C:\Windows\System32\drivers\etc\hosts的配置如下:
192.168.183.101 mini01 192.168.183.102 mini02 192.168.183.103 mini03
2,獲取Connection對象
引入maven後,先獲取hbase的java操作HBase的Connection對象,傳入zookeeper的地址以及zookeeper的端口號zookeeper,通過ConnectionFactory可以獲取hbase的連接Connection.
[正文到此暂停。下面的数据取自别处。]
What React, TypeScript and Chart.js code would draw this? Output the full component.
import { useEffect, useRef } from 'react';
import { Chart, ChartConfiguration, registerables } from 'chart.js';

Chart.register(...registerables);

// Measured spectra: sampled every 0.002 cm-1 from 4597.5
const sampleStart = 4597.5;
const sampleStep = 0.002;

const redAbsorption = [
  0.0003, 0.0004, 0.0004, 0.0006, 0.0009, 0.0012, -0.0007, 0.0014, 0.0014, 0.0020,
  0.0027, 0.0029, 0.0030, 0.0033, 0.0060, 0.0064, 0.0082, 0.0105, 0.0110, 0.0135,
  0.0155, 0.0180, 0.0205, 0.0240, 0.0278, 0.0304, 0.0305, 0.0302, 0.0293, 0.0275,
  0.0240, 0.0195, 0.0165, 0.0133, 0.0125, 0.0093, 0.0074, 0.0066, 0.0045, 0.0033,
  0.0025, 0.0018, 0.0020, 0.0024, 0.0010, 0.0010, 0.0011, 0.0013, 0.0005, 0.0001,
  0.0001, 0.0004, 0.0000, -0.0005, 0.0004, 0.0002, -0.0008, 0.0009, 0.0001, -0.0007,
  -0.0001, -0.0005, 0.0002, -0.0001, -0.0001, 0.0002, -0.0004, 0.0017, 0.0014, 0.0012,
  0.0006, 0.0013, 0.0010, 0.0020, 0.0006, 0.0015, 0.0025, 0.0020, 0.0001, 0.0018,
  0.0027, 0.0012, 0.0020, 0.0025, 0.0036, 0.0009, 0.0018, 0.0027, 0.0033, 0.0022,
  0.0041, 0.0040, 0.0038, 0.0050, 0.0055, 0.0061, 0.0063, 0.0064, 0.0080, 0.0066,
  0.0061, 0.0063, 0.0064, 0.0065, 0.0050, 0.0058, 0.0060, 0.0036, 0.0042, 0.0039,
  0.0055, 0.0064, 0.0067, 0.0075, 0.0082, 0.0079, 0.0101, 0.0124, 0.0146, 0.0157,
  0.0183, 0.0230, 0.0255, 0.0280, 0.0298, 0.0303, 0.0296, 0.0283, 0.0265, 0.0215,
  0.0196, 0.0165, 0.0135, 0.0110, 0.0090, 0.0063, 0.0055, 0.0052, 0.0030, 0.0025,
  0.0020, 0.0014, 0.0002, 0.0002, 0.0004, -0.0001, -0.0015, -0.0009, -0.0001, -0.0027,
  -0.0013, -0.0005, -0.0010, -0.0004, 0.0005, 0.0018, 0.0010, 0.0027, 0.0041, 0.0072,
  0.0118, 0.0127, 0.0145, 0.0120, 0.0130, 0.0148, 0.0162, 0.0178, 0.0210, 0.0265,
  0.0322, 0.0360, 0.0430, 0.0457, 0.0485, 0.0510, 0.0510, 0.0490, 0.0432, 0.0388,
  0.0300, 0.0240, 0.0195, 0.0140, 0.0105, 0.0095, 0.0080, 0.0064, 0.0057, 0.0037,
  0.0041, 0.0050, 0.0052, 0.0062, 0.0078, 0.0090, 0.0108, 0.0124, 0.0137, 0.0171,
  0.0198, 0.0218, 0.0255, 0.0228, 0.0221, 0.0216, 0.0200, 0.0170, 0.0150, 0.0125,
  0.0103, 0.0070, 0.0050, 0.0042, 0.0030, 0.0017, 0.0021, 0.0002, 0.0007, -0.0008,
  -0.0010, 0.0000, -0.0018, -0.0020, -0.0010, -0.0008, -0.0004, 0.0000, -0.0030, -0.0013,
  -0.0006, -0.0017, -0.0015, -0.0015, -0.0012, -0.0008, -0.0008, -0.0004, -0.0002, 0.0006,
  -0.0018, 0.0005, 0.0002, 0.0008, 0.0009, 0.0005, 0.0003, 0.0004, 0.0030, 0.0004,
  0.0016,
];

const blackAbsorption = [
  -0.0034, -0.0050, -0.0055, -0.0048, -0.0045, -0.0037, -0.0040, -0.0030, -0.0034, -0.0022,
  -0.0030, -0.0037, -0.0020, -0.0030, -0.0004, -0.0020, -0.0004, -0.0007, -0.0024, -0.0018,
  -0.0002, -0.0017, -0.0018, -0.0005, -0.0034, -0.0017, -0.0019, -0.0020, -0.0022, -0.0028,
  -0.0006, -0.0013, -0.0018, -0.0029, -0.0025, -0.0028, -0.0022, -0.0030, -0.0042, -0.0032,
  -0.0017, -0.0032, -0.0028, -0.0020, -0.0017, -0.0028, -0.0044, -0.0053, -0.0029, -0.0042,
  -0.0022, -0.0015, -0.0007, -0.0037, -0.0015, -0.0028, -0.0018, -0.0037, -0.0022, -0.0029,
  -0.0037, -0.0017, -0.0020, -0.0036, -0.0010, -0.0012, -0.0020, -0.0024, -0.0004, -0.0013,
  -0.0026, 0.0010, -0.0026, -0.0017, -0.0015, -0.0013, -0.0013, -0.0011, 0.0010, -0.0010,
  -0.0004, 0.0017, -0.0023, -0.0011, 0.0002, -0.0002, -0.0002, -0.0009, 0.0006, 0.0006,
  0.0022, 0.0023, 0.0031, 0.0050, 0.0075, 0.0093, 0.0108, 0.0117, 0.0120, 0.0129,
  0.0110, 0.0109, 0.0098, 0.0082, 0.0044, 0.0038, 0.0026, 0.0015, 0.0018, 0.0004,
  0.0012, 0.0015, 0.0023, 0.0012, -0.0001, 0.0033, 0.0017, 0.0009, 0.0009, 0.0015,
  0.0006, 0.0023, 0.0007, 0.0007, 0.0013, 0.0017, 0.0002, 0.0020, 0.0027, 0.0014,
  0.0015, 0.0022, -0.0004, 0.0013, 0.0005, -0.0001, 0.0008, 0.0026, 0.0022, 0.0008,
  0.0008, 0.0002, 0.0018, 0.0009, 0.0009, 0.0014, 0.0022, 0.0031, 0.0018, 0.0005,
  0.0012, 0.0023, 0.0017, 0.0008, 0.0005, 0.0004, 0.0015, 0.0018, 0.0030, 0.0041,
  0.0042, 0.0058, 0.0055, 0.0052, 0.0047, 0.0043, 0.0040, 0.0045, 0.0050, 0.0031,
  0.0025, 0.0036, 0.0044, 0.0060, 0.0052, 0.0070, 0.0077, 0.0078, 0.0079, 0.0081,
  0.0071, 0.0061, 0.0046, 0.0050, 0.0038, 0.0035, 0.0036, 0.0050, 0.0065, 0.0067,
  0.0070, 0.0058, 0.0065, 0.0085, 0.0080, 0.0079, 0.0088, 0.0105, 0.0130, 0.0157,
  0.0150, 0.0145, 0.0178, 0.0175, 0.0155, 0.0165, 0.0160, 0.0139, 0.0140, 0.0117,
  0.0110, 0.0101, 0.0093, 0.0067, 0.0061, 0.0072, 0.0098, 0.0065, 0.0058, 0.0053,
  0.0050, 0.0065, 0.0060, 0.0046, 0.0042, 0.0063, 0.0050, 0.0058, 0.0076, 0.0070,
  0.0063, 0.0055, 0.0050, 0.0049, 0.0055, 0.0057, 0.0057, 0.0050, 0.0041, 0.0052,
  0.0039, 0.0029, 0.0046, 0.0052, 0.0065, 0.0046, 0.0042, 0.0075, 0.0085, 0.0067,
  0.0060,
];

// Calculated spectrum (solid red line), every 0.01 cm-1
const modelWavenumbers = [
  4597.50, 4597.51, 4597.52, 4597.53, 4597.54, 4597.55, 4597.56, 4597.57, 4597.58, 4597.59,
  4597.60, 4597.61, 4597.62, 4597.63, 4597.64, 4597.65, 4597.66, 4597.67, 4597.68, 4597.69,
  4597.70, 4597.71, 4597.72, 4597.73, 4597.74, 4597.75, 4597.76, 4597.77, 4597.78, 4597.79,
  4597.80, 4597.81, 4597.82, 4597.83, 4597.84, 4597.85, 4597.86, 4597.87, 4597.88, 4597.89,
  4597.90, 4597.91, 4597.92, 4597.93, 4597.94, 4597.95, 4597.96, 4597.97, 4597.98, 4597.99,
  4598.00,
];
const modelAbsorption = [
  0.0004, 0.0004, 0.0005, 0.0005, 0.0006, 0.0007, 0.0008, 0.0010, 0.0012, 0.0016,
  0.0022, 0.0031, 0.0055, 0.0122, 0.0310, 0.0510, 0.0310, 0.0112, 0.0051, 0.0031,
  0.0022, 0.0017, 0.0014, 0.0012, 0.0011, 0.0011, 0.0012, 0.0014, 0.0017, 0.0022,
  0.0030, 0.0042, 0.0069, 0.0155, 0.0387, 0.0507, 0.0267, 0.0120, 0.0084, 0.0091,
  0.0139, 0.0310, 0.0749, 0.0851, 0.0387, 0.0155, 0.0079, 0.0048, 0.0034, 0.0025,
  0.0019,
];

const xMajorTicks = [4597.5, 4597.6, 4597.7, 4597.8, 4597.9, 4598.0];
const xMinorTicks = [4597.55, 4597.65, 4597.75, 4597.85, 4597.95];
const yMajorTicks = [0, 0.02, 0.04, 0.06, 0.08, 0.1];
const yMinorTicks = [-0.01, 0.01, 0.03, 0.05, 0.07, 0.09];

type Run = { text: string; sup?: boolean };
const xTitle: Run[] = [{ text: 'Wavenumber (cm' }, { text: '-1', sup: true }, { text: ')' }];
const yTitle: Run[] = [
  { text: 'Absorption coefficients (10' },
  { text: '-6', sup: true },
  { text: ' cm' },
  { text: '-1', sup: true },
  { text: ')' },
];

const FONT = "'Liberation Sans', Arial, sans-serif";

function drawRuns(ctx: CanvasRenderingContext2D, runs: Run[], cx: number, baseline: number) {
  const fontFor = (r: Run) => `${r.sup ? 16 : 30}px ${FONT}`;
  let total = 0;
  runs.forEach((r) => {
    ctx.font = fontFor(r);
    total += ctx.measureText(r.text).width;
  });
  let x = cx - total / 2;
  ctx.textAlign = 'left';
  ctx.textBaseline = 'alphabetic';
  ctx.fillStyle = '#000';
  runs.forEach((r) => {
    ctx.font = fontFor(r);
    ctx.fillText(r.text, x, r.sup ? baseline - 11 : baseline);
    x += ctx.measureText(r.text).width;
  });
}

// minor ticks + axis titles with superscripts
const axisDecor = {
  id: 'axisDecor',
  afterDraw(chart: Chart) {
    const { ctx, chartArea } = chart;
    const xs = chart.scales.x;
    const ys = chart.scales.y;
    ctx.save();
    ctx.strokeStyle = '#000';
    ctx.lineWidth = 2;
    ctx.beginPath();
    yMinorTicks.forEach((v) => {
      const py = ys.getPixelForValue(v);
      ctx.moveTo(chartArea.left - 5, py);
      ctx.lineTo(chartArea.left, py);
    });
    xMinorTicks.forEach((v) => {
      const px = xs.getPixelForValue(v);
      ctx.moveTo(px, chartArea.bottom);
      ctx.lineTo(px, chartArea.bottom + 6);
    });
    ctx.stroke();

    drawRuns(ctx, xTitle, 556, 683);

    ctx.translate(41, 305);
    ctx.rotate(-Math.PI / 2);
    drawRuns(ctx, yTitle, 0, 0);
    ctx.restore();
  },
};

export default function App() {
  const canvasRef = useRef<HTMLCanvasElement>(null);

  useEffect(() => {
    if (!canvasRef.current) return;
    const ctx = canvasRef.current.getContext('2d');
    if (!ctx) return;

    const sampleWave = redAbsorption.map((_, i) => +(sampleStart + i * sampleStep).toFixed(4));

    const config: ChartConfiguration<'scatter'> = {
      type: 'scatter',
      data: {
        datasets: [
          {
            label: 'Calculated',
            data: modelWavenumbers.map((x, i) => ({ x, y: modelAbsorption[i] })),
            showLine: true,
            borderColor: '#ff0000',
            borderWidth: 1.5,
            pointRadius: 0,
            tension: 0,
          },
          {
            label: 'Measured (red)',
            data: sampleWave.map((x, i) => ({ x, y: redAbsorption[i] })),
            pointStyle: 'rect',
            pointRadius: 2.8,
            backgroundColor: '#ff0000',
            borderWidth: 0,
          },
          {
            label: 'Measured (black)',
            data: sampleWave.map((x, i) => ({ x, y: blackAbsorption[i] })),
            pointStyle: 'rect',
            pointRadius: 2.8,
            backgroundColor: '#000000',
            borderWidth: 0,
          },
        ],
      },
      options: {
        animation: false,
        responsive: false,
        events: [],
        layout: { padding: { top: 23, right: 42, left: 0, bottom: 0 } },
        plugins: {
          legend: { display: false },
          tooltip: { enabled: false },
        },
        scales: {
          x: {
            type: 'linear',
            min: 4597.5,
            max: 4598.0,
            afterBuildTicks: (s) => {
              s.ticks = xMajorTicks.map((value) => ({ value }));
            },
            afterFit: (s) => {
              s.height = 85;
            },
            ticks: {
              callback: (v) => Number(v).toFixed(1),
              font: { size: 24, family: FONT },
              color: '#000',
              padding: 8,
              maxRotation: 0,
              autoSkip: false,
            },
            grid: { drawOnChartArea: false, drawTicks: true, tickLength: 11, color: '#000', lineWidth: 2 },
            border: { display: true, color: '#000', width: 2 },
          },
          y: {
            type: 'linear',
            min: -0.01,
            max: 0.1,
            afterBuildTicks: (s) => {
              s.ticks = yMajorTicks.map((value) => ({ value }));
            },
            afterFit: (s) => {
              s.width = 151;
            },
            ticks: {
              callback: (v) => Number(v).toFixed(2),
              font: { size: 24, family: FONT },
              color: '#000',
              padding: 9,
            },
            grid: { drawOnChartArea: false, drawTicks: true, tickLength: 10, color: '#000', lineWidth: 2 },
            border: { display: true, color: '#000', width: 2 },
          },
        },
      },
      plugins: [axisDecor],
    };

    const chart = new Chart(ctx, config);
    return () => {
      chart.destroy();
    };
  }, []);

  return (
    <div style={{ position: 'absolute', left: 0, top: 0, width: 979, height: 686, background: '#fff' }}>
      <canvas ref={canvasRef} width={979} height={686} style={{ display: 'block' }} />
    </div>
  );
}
/** * 獲取Connection對象 */ static Configuration config = null; private Connection connection = null; private Table table = null; Logger LOG = LoggerFactory.getLogger(HbaseGetImpl.class); @Before public void init() throws Exception { config = HBaseConfiguration.create();// 配置 config.set("hbase.zookeeper.quorum", "mini01,mini02,mini03");// zookeeper地址 config.set("hbase.zookeeper.property.clientPort", "2181");// zookeeper端口 connection = ConnectionFactory.createConnection(config); }
下面看一下ConnectionFactory.createConnection(config)的方法註解
/** * Create a new Connection instance using the passed <code>conf</code> instance. Connection * encapsulates all housekeeping for a connection to the cluster. All tables and interfaces * created from returned connection share zookeeper connection, meta cache, and connections * to region servers and masters. * <br> * The caller is responsible for calling {@link Connection#close()} on the returned * connection instance. * 調用方在調用拿到connection之後,有責任在隨後的代碼中調用Connection.close()方法來關閉連接 * Typical usage: 典型用法如下: * <pre> * Connection connection = ConnectionFactory.createConnection(conf); * Table table = connection.getTable(TableName.valueOf("table1")); * try { * table.get(...); * ... * } finally { * table.close(); * connection.close(); * } * </pre> * * @param conf configuration * @param user the user the connection is for * @param pool the thread pool to use for batch operations * @return Connection object for <code>conf</code> */ public static Connection createConnection(Configuration conf, ExecutorService pool, User user) throws IOException { if (user == null) { UserProvider provider = UserProvider.instantiate(conf); user = provider.getCurrent(); } return createConnection(conf, false, pool, user); }
3,創建hbase的表
利用connection對象,可以指定HBase表的表名以及表的列族,可以調用admin.createTable(htd, splits);的方法來創建Hbase的表。下面說明以下三點註意事項:
(1)hcd.setDataBlockEncoding(DataBlockEncoding.FAST_DIFF)這個方法可以指定hbase數據塊的編碼類型,可以選擇的是DIFF,FAST_DIFF,PREFIX這幾種的編碼類型。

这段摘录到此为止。